Judge says social welfare is handed around like “snuff at a wake”

A Longford man who left Ireland to take up residence in Belgium last month admitted to Judge Seamus Hughes during a district court sitting last week - where he was subsequently convicted of infringing copyright law - that he returned to Longford to “collect social welfare” and to appear in respect of the charges before the Court.

A Longford man who left Ireland to take up residence in Belgium last month admitted to Judge Seamus Hughes during a district court sitting last week - where he was subsequently convicted of infringing copyright law - that he returned to Longford to “collect social welfare” and to appear in respect of the charges before the Court.

The information which Judge Seamus Hughes described as “blatant social welfare fraud” emerged during the case of Patrick McDonnell, 22 Cluain na Sibhe, Killashee, Co Longford who appeared before the Judge charged with infringement of copyright, failing to supply videos and DVDs with a certificate of supply and the supply of video recordings without an authentic sleeve at Mastertech Business Park, Longford on June 4, 2011.

In his direct evidence to the Court, Detective Garda Joe Esler said that he seized 73 DVDs and 49 CDs on the date in question and that following an investigation into the matter, it was determined that samples taken from the supply were “infringement copies”. Samples also included “DVDs of a pornographic nature”,” the Detective added.

The Court also heard that counterfeit Louis Vutton and Dolche & Gabanna ladies handbags were also seized from the defendant by the Gardaí on the date in question.

Judge Hughes then convicted the defendant in respect of the charges before the Court and fined him €9,500. When he later offered €3,000, Judge Hughes asked him why he was not in a position to provide the €9,500? “I haven’t got it judge, I’m on social welfare and moved to Belgium with my family,” the defendant stated. “You’re entitled to two weeks holidays from the social welfare and that was up on June 14, so I decided to come back, collect the money and attend court.”

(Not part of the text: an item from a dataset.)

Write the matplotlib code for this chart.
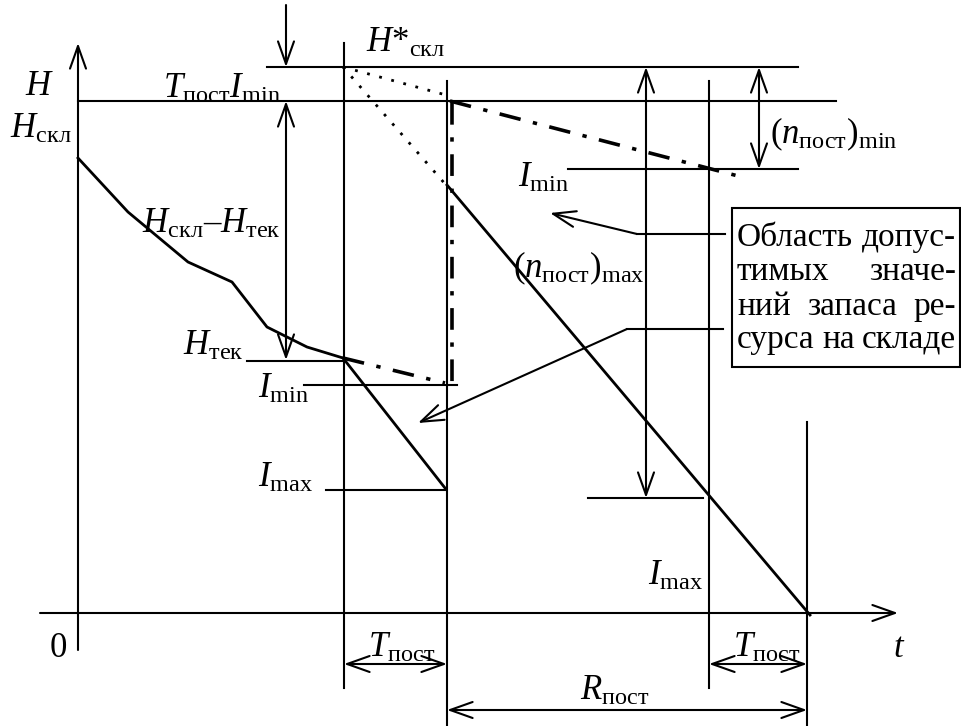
import matplotlib
matplotlib.use("Agg")
import matplotlib.pyplot as plt

plt.rcParams["font.family"] = ["Liberation Serif", "DejaVu Serif"]
plt.rcParams["mathtext.fontset"] = "custom"
plt.rcParams["mathtext.rm"] = "Liberation Serif"
plt.rcParams["mathtext.it"] = "Liberation Serif:italic"

W, H = 962, 726
LW = 1.5

# ── схема в пиксельных координатах ─────────────────────
# фактический расход (ломаная)
curve_x = [78, 128, 188, 232, 267, 307, 343]
curve_y = [158, 212, 262, 282, 327, 347, 358]

# уровни (горизонтальные линии): y, x_from, x_to
levels_y = [67, 101, 169, 361, 385, 490, 498]
levels_x0 = [267, 78, 568, 247, 304, 326, 588]
levels_x1 = [798, 836, 798, 344, 457, 445, 703]

# вертикали: x, y_from, y_to
vert_x = [344, 447, 709, 807]
vert_y0 = [43, 81, 81, 422]
vert_y1 = [688, 726, 688, 726]

# прямые расхода
solid_segs = [((343, 358), (445, 488)), ((447, 185), (810, 615))]
dashdot_segs = [((343, 358), (445, 383)), ((450, 101), (742, 177)),
                ((452, 103), (452, 382))]
dotted_segs = [((343, 67), (446, 95)), ((343, 67), (446, 185))]

# размерные стрелки: (tail, tip, двусторонняя?)
dim_arrows = [((286, 5), (286, 67), False),
              ((286, 101), (286, 360), True),
              ((646, 67), (646, 498), True),
              ((759, 67), (759, 169), True),
              ((344, 664), (447, 664), True),
              ((709, 664), (807, 664), True),
              ((447, 710), (807, 710), True)]

# подписи: текст, x слева, базовая линия
labels = [
    (r"$H$", 25, 95),
    (r"$H_{\mathrm{скл}}$", 10, 138),
    (r"$T_{\mathrm{пост}}I_{\mathrm{min}}$", 163, 98),
    (r"$H\mathrm{*}_{\mathrm{скл}}$", 366, 52),
    (r"$H_{\mathrm{скл}}\mathrm{–}H_{\mathrm{тек}}$", 142, 233),
    (r"$H_{\mathrm{тек}}$", 183, 355),
    (r"$I_{\mathrm{min}}$", 258, 398),
    (r"$I_{\mathrm{max}}$", 258, 487),
    (r"$I_{\mathrm{min}}$", 518, 187),
    (r"$(n_{\mathrm{пост}})_{\mathrm{max}}$", 513, 277),
    (r"$(n_{\mathrm{пост}})_{\mathrm{min}}$", 770, 143),
    (r"$I_{\mathrm{max}}$", 648, 585),
    (r"$T_{\mathrm{пост}}$", 368, 657),
    (r"$T_{\mathrm{пост}}$", 733, 657),
    (r"$R_{\mathrm{пост}}$", 580, 700),
    (r"$t$", 893, 657),
    ("0", 50, 657),
]

box_lines = [["Область", "допус-"], ["тимых", "значе-"],
             ["ний", "запаса", "ре-"], ["сурса", "на", "складе"]]
box_base = [246, 280, 315, 348]

fig = plt.figure(figsize=(W / 100, H / 100), dpi=100)
ax = fig.add_axes([0, 0, 1, 1])
ax.set_xlim(0, W)
ax.set_ylim(H, 0)
ax.axis("off")


def arrow(p0, p1, both=False, lw=LW):
    style = "<->" if both else "->"
    ax.annotate("", xy=p1, xytext=p0,
                arrowprops=dict(arrowstyle=f"{style},head_length=0.45,head_width=0.16",
                                lw=lw, color="black", shrinkA=0, shrinkB=0,
                                mutation_scale=36))


# оси
arrow((78, 650), (78, 43))
arrow((40, 613), (898, 613))

for y, x0, x1 in zip(levels_y, levels_x0, levels_x1):
    ax.plot([x0, x1], [y, y], color="black", lw=LW)
for x, y0, y1 in zip(vert_x, vert_y0, vert_y1):
    ax.plot([x, x], [y0, y1], color="black", lw=LW)

ax.plot(curve_x, curve_y, color="black", lw=2)
for a, b in solid_segs:
    ax.plot([a[0], b[0]], [a[1], b[1]], color="black", lw=2)
for a, b in dashdot_segs:
    ax.plot([a[0], b[0]], [a[1], b[1]], color="black", lw=2.6,
            linestyle=(0, (6, 3.5, 1.2, 3.5)))
for a, b in dotted_segs:
    ax.plot([a[0], b[0]], [a[1], b[1]], color="black", lw=2,
            linestyle=(0, (1, 3.5)))

for p0, p1, both in dim_arrows:
    arrow(p0, p1, both)

# выноски от рамки
ax.plot([725, 637], [234, 234], color="black", lw=LW)
arrow((637, 234), (550, 213))
ax.plot([723, 627], [329, 329], color="black", lw=LW)
arrow((627, 329), (418, 423))

for txt, x, y in labels:
    ax.text(x, y, txt, fontsize=25, ha="left", va="baseline")

# рамка с текстом
ax.add_patch(plt.Rectangle((732, 208), 228, 159, fill=False, lw=LW,
                           edgecolor="black"))

fig.canvas.draw()
rend = fig.canvas.get_renderer()
bx0, bx1 = 737, 956
for words, yb in zip(box_lines, box_base):
    ts = [ax.text(0, yb, w, fontsize=24, ha="left", va="baseline") for w in words]
    widths = [t.get_window_extent(rend).width for t in ts]
    gap = (bx1 - bx0 - sum(widths)) / (len(ts) - 1)
    x = bx0
    for t, w in zip(ts, widths):
        t.set_x(x)
        x += w + gap

fig.savefig("out.png", dpi=100)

The Court was then informed by the defendant’s solicitor Ms Bríd Mimnagh that her client was “working as a gardener” since his arrival in Belgium, just over one month ago.

Inspector Declan Rock then said that gardaí had contacted the Department of Social Protection in respect of the defendant and were subsequently informed that he had collected €1,000 in entitlements, “very recently”.

Judge Hughes became evidently flabbergasted at this revelation.

“It appears now that you can head off on two weeks holidays and then come back and collect €342 per week,” he fumed. “It’s like handing snuff around at a wake the way social welfare is handed around in this country.”

When it then emerged that the defendant had just over €200 to get back to Belgium the next day, the judge said that he was very tempted to take the money from him, return it to the Department of Social Protection and order that an investigation be carried out by the Department.

“Judge, Mr McDonnell has instructed me to contact Social Welfare and let them know that he has left the country,” Ms Mimnagh explained.

“He says that he will not be collecting social welfare after this.”

“I have a good mind to have this man investigated,” Judge Hughes concluded.